Our governmental leaders should be in the business of minimizing uncertainty. Now, there’s never a way to completely eliminate uncertainty, but we can minimize or reduce it.
Cuomo’s Reclosing Threshold
Take New York Governor, Andrew Cuomo, for example. He tweeted this week schools will reopen if the daily infection rate remains below 4%. In the same tweet, he said schools will “re-close” again should the regional infection rate top 9% after August 1st.
Oddly enough, a strategy I recommended for churches back at the end of June here.
We all want schools to open but it has to be safe. In NY we will decide based on the data.
— Andrew Cuomo (@NYGovCuomo) July 13, 2020
Schools will reopen if a region is in Phase 4 & daily infection rate remains below 5% (14-day avg).
Schools close if regional infection rate is greater than 9% (7-day avg) after August 1.
One thing I’ve seen over and over from public educators online is the fear that uncertainty is causing them. Before many schools announced reopening plans it was uncertainty that terrified teachers. After plans are released, it’s the uncertainty of sustainability that appears to be frightening teachers.
Cuomo nipped a lot of that by laying out a reclosing threshold for regional infections along with reopening information.
Did it eliminate uncertainty? No. But it no doubt reduced uncertainty.
Another point. Many state officials likely have some threshold in mind for when a transition in approach needs to take place. Not all of them are communicating those thresholds publicly, which leaves their constituents in the dark. More uncertainty.
The difference isn’t leadership. The difference is communicating leadership.
Mask Mandates
Another way governmental leaders are removing uncertainty is by mandating the wearing of masks in public places. On top of having the physical health benefit of reducing the spread of the Coronavirus, it also has the mental health benefit of removing uncertainty for patrons and workers in every organization.
No one needs to ask themselves
- Should I wear a mask in here?
- What if they don’t wear a mask in here?
- Am I offending anyone by wearing or not wearing my mask?
- Will someone call me out for wearing or not wearing a mask?
The mandate normalizes mask-wearing so people don’t have to stress over protocol. I know some of you will push back and say another person’s feelings would never influence your health decisions. That’s not the case for everyone. Some people stress deeply right now about any new environment they’re encountering right now. Especially, if that environment is inside. They want to feel safe and do their best to make others feel safe.

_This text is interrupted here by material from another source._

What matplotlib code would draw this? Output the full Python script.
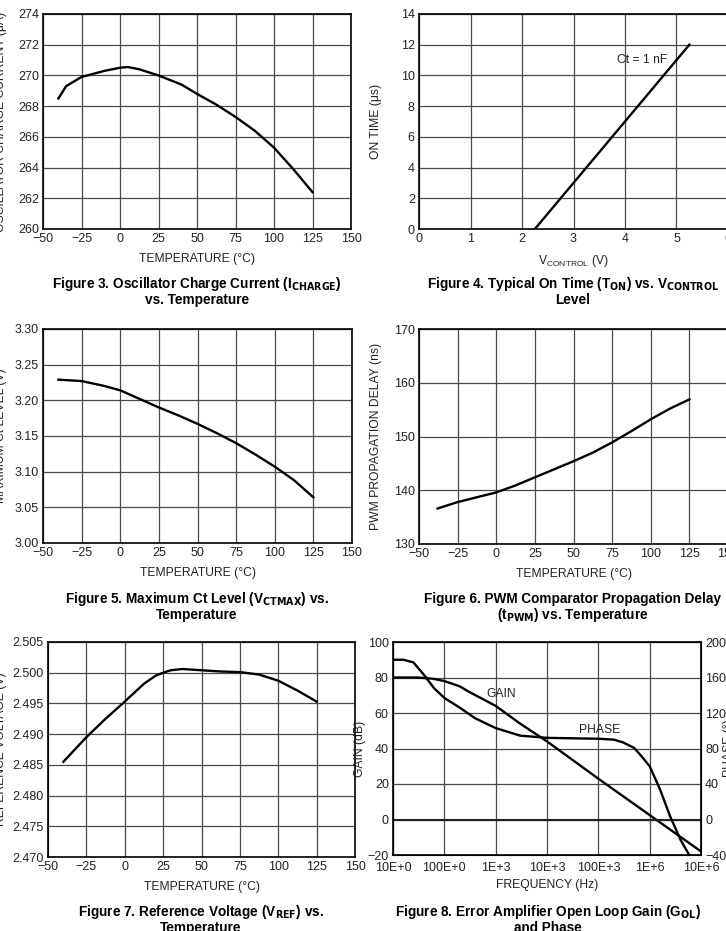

Contrast all of that with the current President who will say one thing off of a teleprompter in one moment and turn and tweet the exact opposite ten minutes later. This creates a massive amount of uncertainty in our country impacting our collective physical, mental, and financial health.
Leading When You Aren’t a Communicator
It is possible to still be a great leader while not being a gifted communicator. You just have to be aware of your weak spots and blind spots and staff them.

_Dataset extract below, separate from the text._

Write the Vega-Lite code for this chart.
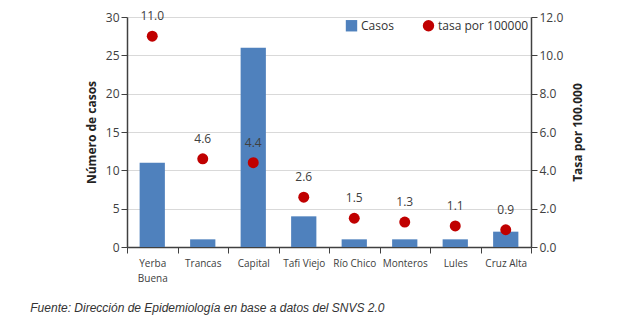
{
  "$schema": "https://vega.github.io/schema/vega-lite/v6.json",
  "width": 404,
  "height": 230,
  "padding": {"left": 30, "top": 10, "right": 5, "bottom": 5},
  "background": "white",
  "config": {"view": {"stroke": null}, "font": "Open Sans"},
  "title": {
    "text": "Fuente: Dirección de Epidemiología en base a datos del SNVS 2.0",
    "orient": "bottom",
    "anchor": "start",
    "frame": "bounds",
    "font": "Liberation Sans",
    "fontStyle": "italic",
    "fontWeight": "normal",
    "fontSize": 12,
    "color": "#333333",
    "dx": -55,
    "offset": 20
  },
  "data": {
    "values": [
      {"depto": "Yerba Buena", "casos": 11, "tasa": 11.0},
      {"depto": "Trancas", "casos": 1, "tasa": 4.6},
      {"depto": "Capital", "casos": 26, "tasa": 4.4},
      {"depto": "Tafi Viejo", "casos": 4, "tasa": 2.6},
      {"depto": "Río Chico", "casos": 1, "tasa": 1.5},
      {"depto": "Monteros", "casos": 1, "tasa": 1.3},
      {"depto": "Lules", "casos": 1, "tasa": 1.1},
      {"depto": "Cruz Alta", "casos": 2, "tasa": 0.9}
    ]
  },
  "encoding": {
    "x": {
      "field": "depto",
      "type": "nominal",
      "sort": null,
      "scale": {"paddingInner": 0, "paddingOuter": 0},
      "axis": {
        "title": null,
        "labelAngle": 0,
        "labelFontSize": 10,
        "labelLineHeight": 15,
        "labelColor": "#404040",
        "labelPadding": 5,
        "labelExpr": "datum.label == 'Yerba Buena' ? ['Yerba', 'Buena'] : datum.label",
        "tickBand": "extent",
        "tickSize": 6,
        "tickColor": "#404040",
        "domainColor": "#404040",
        "domainWidth": 1.5
      }
    }
  },
  "layer": [
    {
      "mark": {"type": "bar", "width": {"band": 0.5}},
      "encoding": {
        "y": {
          "field": "casos",
          "type": "quantitative",
          "scale": {"domain": [0, 30]},
          "axis": {
            "title": "Número de casos",
            "titleFontSize": 12,
            "titleFontWeight": "bold",
            "titleColor": "#222222",
            "values": [0, 5, 10, 15, 20, 25, 30],
            "labelFontSize": 12,
            "labelColor": "#404040",
            "gridColor": "#d9d9d9",
            "domainColor": "#404040",
            "domainWidth": 1.5,
            "tickColor": "#404040",
            "tickSize": 6,
            "titlePadding": 7
          }
        },
        "color": {
          "datum": "Casos",
          "scale": {"domain": ["Casos", "tasa por 100000"], "range": ["#4f81bd", "#c00000"]},
          "legend": {
            "title": null,
            "orient": "top-right",
            "direction": "horizontal",
            "offset": 2,
            "labelFontSize": 12,
            "labelColor": "#333333",
            "symbolSize": 130,
            "columnPadding": 28,
            "labelOffset": 3,
            "encode": {
              "symbols": {
                "update": {
                  "shape": {"signal": "datum.value === 'Casos' ? 'square' : 'circle'"}
                }
              }
            }
          }
        }
      }
    },
    {
      "encoding": {
        "y": {
          "field": "tasa",
          "type": "quantitative",
          "scale": {"domain": [0, 12]},
          "axis": {
            "orient": "right",
            "title": "Tasa por 100.000",
            "titleAngle": 270,
            "titleFontSize": 12,
            "titleFontWeight": "bold",
            "titleColor": "#222222",
            "values": [0, 2, 4, 6, 8, 10, 12],
            "format": ".1f",
            "grid": false,
            "labelFontSize": 12,
            "labelColor": "#404040",
            "domainColor": "#404040",
            "domainWidth": 1.5,
            "tickColor": "#404040",
            "tickSize": 6,
            "titlePadding": 22
          }
        }
      },
      "layer": [
        {
          "mark": {"type": "point", "filled": true, "opacity": 1, "size": 120},
          "encoding": {"color": {"datum": "tasa por 100000"}}
        },
        {
          "mark": {"type": "text", "dy": -20, "fontSize": 12, "color": "#404040"},
          "encoding": {"text": {"field": "tasa", "type": "quantitative", "format": ".1f"}}
        }
      ]
    }
  ],
  "resolve": {"scale": {"y": "independent"}}
}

If you’re unable to communicate clearly to the masses, job it out to someone who is gifted and trained in communications.
Here’s the Catch:
YOU HAVE TO COMMUNICATE WELL WITH THAT PERSON!

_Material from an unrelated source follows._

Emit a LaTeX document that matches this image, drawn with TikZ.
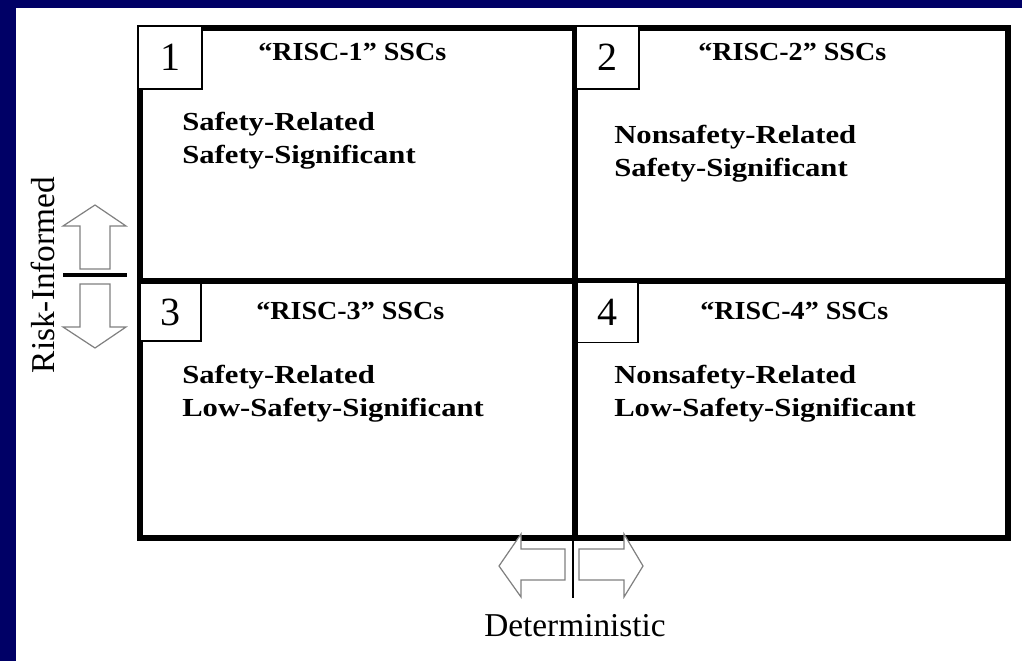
\documentclass[tikz,border=0pt]{standalone}
\usepackage{fontspec}
\setmainfont{Liberation Serif}
\newfontfamily\widebold[FakeStretch=1.18]{Liberation Serif}
\newfontfamily\headbold[FakeStretch=1.08]{Liberation Serif}
\definecolor{frameblue}{RGB}{0,0,102}
\definecolor{arrowgrey}{RGB}{128,128,128}
\tikzset{
  heavy/.style={line width=4.5pt, line cap=rect},
  numbox/.style={draw=black, line width=0.8pt, fill=white, inner sep=0pt,
    font=\fontsize{30}{30}\selectfont},
  title/.style={font=\headbold\fontsize{19.5}{20}\selectfont\bfseries, inner sep=0pt,
    anchor=base west},
  % anchored at the baseline of the last line
  body/.style={font=\widebold\fontsize{19.5}{24.75}\selectfont\bfseries, inner sep=0pt,
    align=left, anchor=base west},
  hollow/.style={draw=arrowgrey, line width=0.9pt, fill=white, line join=miter},
  axislabel/.style={font=\fontsize{25}{25}\selectfont, inner sep=0pt}
}
\begin{document}
\begin{tikzpicture}[x=0.75pt,y=-0.75pt]
  % page: navy margin at top and left, white sheet
  \fill[frameblue] (0,0) rectangle (1022,661);
  \fill[white] (16,8) rectangle (1022,661);
  \useasboundingbox (0,0) rectangle (1022,661);

  % the four-quadrant frame
  \draw[heavy] (140,28) rectangle (1008,538);
  \draw[heavy] (575,28) -- (575,538);
  \draw[heavy] (140,281) -- (1008,281);

  % quadrant numbers
  \node[numbox, minimum width=48pt, minimum height=47.25pt] (n1) at (170,57.5) {1};
  \node[numbox, minimum width=47.25pt, minimum height=47.25pt] (n2) at (607.5,57.5) {2};
  \node[numbox, minimum width=45.75pt, minimum height=43.5pt] (n3) at (170.5,312) {3};
  \node[numbox, minimum width=45.75pt, minimum height=45pt] (n4) at (607.5,312.5) {4};

  % quadrant titles
  \node[title] (t1) at (258,60) {“RISC-1” SSCs};
  \node[title] (t2) at (698,60) {“RISC-2” SSCs};
  \node[title] (t3) at (256,319) {“RISC-3” SSCs};
  \node[title] (t4) at (700,319) {“RISC-4” SSCs};

  % quadrant contents
  \node[body] (b1) at (182,163) {Safety-Related\\Safety-Significant};
  \node[body] (b2) at (614,176) {Nonsafety-Related\\Safety-Significant};
  \node[body] (b3) at (182,416) {Safety-Related\\Low-Safety-Significant};
  \node[body] (b4) at (614,416) {Nonsafety-Related\\Low-Safety-Significant};

  % vertical axis: risk-informed up/down arrows
  \draw[hollow] (95,205) -- (126,226) -- (110,226) -- (110,269) -- (80,269)
    -- (80,226) -- (63,226) -- cycle;
  \draw[hollow] (95,348) -- (126,327) -- (110,327) -- (110,284) -- (80,284)
    -- (80,327) -- (63,327) -- cycle;
  \draw[line width=2.3pt] (63,275) -- (127,275);
  \node[axislabel, rotate=90] (ri) at (43,275) {Risk-Informed};

  % horizontal axis: deterministic left/right arrows
  \coordinate (tick) at (573,598);
  \draw[line width=2.2pt] (573,538) -- (tick);
  \draw[hollow] (499,566) -- (521,534) -- (521,549) -- (565,549) -- (565,580)
    -- (521,580) -- (521,597) -- cycle;
  \draw[hollow] (643,566) -- (624,534) -- (624,549) -- (579,549) -- (579,580)
    -- (624,580) -- (624,597) -- cycle;
  \node[axislabel] (det) at (575,626) {Deterministic};
\end{tikzpicture}
\end{document}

One thing I see over and over in churches is gifted pastors (care and ministry for others) who are terrible at communicating so they hire a communications director. Once that person is hired, they expect the new hire to be a wizard at communicating ministry with almost no information.
It is still your job as a leader to get the right information to the right people so they can do their jobs.
Minimize the number of people you have to communicate with, but maximize the amount of communication you have with fewer people.
Leadership and Communication are Inseparable
I’m always surprised when I see someone qualify themself as a great leader when everyone around them complains incessantly about their lack of communication. You just cannot be an effective leader if you’re unable to communicate visions, ideas, steps, and timelines to your people in ways they understand.
Bottom line: Leadership and communication are inseparable.